Work to do:
Copy each line holding the string "this".

Exercise input:
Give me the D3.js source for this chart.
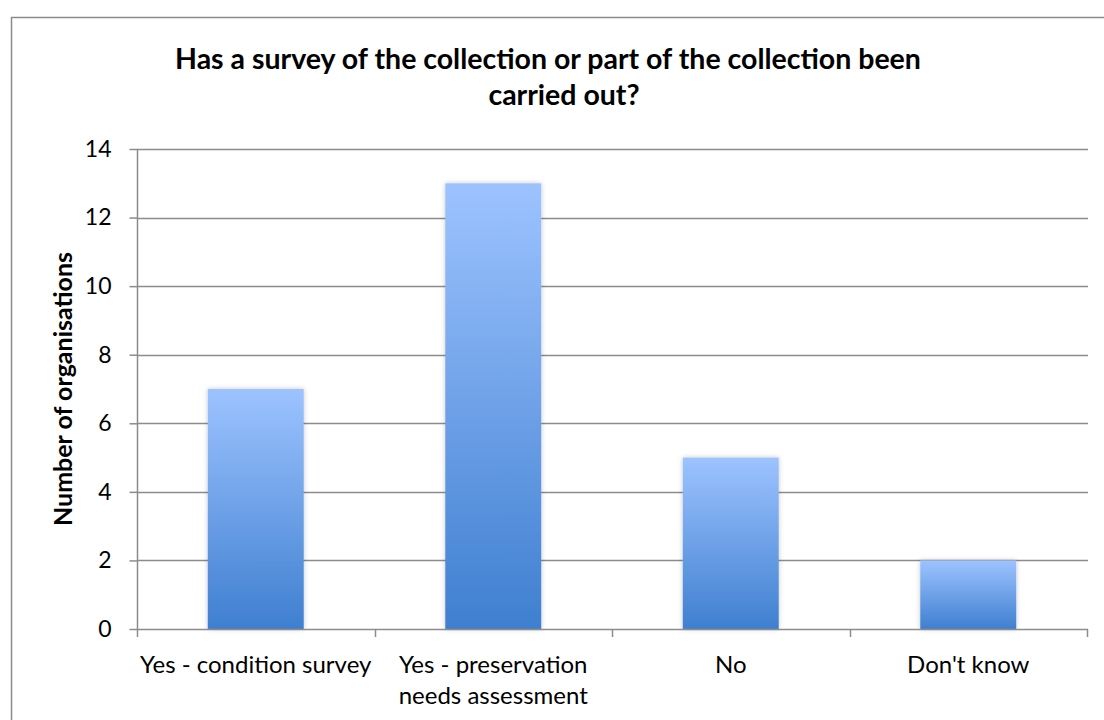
<!DOCTYPE html>
<html>
<head>
<meta charset="utf-8">
<script src="https://cdn.jsdelivr.net/npm/d3@7"></script>
<style>
  html, body { margin: 0; padding: 0; background: #fff; }
  svg { display: block; }
  text { font-family: Lato, "Open Sans", "Liberation Sans", sans-serif; fill: #000; }
</style>
</head>
<body>
<svg id="chart" width="1104" height="720"></svg>
<script>
// Survey responses
const categories = [
  ["Yes - condition survey"],
  ["Yes - preservation", "needs assessment"],
  ["No"],
  ["Don't know"]
];
const counts = [7, 13, 5, 2];
const yTicks = [0, 2, 4, 6, 8, 10, 12, 14];
const titleLines = [
  "Has a survey of the collection or part of the collection been",
  "carried out?"
];
const yTitle = "Number of organisations";

const svg = d3.select("#chart");
const W = 1104, H = 720;
const plot = { left: 137, right: 1087, top: 149, bottom: 629 };

// Outer chart frame
svg.append("rect")
  .attr("x", 11.5).attr("y", 17.5)
  .attr("width", W + 20).attr("height", H + 20)
  .attr("fill", "#fff").attr("stroke", "#8c8c8c").attr("stroke-width", 1.5);

// Bar fill gradient, light at top to deeper blue at base
const defs = svg.append("defs");
const grad = defs.append("linearGradient")
  .attr("id", "barFill").attr("x1", 0).attr("y1", 0).attr("x2", 0).attr("y2", 1);
grad.append("stop").attr("offset", "0%").attr("stop-color", "#9dc3ff");
grad.append("stop").attr("offset", "100%").attr("stop-color", "#3f7fd0");

const shadow = defs.append("filter").attr("id", "barShadow")
  .attr("x", "-20%").attr("y", "-20%").attr("width", "140%").attr("height", "140%");
shadow.append("feDropShadow")
  .attr("dx", 0).attr("dy", 0).attr("stdDeviation", 2.5)
  .attr("flood-color", "#000").attr("flood-opacity", 0.22);

const x = d3.scaleBand()
  .domain(d3.range(categories.length))
  .range([plot.left, plot.right])
  .paddingInner(0.596).paddingOuter(0.298);

const y = d3.scaleLinear().domain([0, 14]).range([plot.bottom, plot.top]);

// Horizontal gridlines
svg.append("g")
  .selectAll("line").data(yTicks.filter(d => d > 0)).join("line")
  .attr("x1", plot.left).attr("x2", plot.right + 1)
  .attr("y1", d => Math.round(y(d)) + 0.5).attr("y2", d => Math.round(y(d)) + 0.5)
  .attr("stroke", "#8c8c8c").attr("stroke-width", 1.5);

// Bars
svg.append("g")
  .selectAll("rect").data(counts).join("rect")
  .attr("x", (d, i) => x(i))
  .attr("y", d => y(d))
  .attr("width", x.bandwidth())
  .attr("height", d => y(0) - y(d))
  .attr("fill", "url(#barFill)")
  .attr("filter", "url(#barShadow)");

// Y axis
const yAxis = svg.append("g")
  .attr("transform", `translate(${plot.left + 0.5},0)`)
  .call(d3.axisLeft(y).tickValues(yTicks).tickSize(8).tickPadding(18));
yAxis.attr("font-size", null).attr("font-family", null);
yAxis.select(".domain").attr("stroke", "#8c8c8c").attr("stroke-width", 1.5)
  .attr("d", `M0,${plot.top}V${plot.bottom}`);
yAxis.selectAll(".tick line").attr("stroke", "#8c8c8c").attr("stroke-width", 1.5);
yAxis.selectAll(".tick text")
  .style("font-size", "23px")
  .attr("fill", "#000");

// X axis with ticks at category boundaries
const bounds = d3.range(categories.length + 1).map(i => plot.left + i * (plot.right - plot.left) / categories.length);
const xg = svg.append("g");
xg.append("line")
  .attr("x1", plot.left).attr("x2", plot.right + 1)
  .attr("y1", plot.bottom + 0.5).attr("y2", plot.bottom + 0.5)
  .attr("stroke", "#8c8c8c").attr("stroke-width", 1.5);
xg.selectAll("line.tk").data(bounds).join("line").attr("class", "tk")
  .attr("x1", d => Math.round(d) + 0.5).attr("x2", d => Math.round(d) + 0.5)
  .attr("y1", plot.bottom).attr("y2", plot.bottom + 8)
  .attr("stroke", "#8c8c8c").attr("stroke-width", 1.5);

xg.selectAll("text.cat").data(categories).join("text").attr("class", "cat")
  .attr("text-anchor", "middle")
  .style("font-size", "24px")
  .each(function(lines, i) {
    const t = d3.select(this);
    lines.forEach((ln, j) => {
      t.append("tspan")
        .attr("x", x(i) + x.bandwidth() / 2)
        .attr("y", 673 + j * 31)
        .text(ln);
    });
  });

// Y axis title
svg.append("text")
  .attr("transform", `translate(72,${(plot.top + plot.bottom) / 2}) rotate(-90)`)
  .attr("text-anchor", "middle")
  .style("font-size", "25px").style("font-weight", "bold")
  .text(yTitle);

// Chart title
const titleX = [548, 564];
svg.append("text")
  .attr("text-anchor", "middle")
  .style("font-size", "28.5px").style("font-weight", "bold")
  .selectAll("tspan").data(titleLines).join("tspan")
  .attr("x", (d, i) => titleX[i])
  .attr("y", (d, i) => 69 + i * 36)
  .text(d => d);
</script>
</body>
</html>
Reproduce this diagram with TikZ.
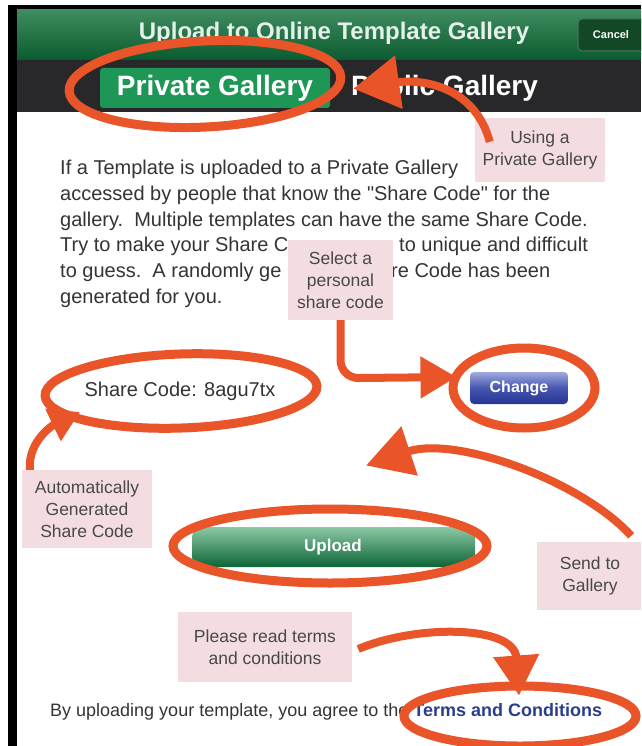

Answer to the problem:
Give me the D3.js source for this chart.
    const t = d3.select(this);
Reproduce this diagram with TikZ.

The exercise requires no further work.